BTNYC #131
Then I kept running afoul of repeated Church condemnations of usury… and then I read “Rerum Novarum”… and then I learned about Distributism
While the taking of interest on loans to the poor and the greed of usurers is condemned, Scripture and the Fathers of the Church, decrees of councils and popes do not envisage the economic conditions where money markets determine rates of interest – so charging interest as such is not considered. [See Vermeersch, S.J., *Usury, The Catholic Encyclopedia, vol 15, Appleton, 1912].
“The laws concerning usury were concerned not with business deals, but with lending from the rich to the poor who were seeking survival. Charles cites Lactantius, Basil, Ambrose, Augustine, and Jerome in support of his argument.
“But as trade expanded, so too the demand for money, not only as a means of exchange but as a store or measure of value. It could be used to make more money by investment; it was capital….with trade expanding the Church still wanted to defend the poor, but She also began to recognise that there exists an opportunity cost to money…the teaching underwent a development….”
Entrepreneurship in the Catholic Tradition, Fr Anthony G Percy, Lexington Books, 2010, p 76].
Distributism has never had wide-spread support. One of the reasons may be that “the market economy consists of voluntary property exchanges. There is no mechanism of ‘distribution’ whatsoever.” (Thomas E Woods,
The Church And The Market, Lexington Books, 2005, p 161, 201).
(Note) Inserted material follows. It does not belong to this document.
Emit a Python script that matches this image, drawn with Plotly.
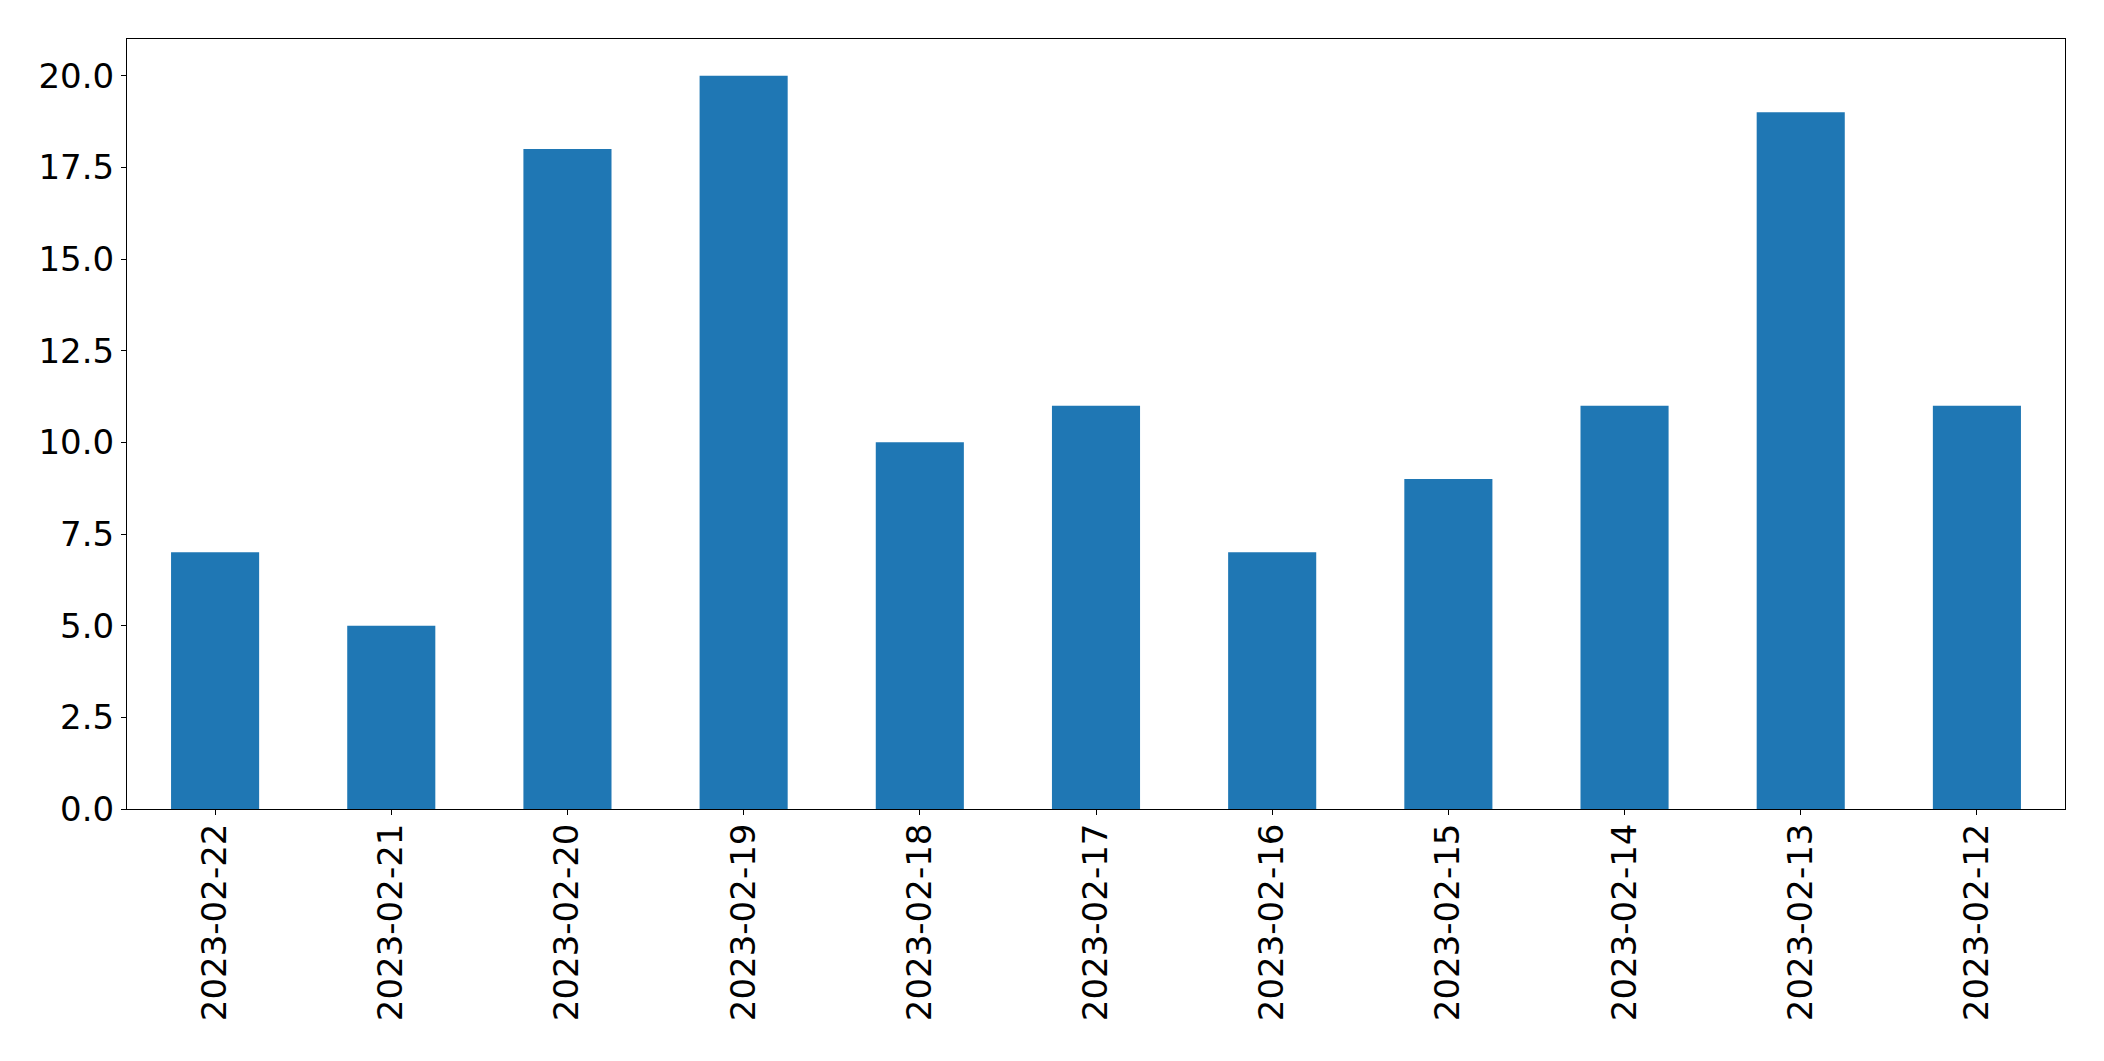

While Distributism is unworkable as a societal norm, especially as Catholic social teaching recognises the tremendous benefits of free enterprise, condemns socialism, and proposes no “third way”, anyone is free to practise it.
That is why Dr Woods’ book above is described as “A welcome antidote to the various combinations of economic incompetence and self-righteous posturing - ‘liberation theology,’ New Deal welfarism, social democratic interventionism, distributism - that too often masquerade as the only ‘authentic’ interpretations of Catholic social teaching.” (Edward Feser, Visiting Assistant Professor of Philosophy, Loyola Marymount University).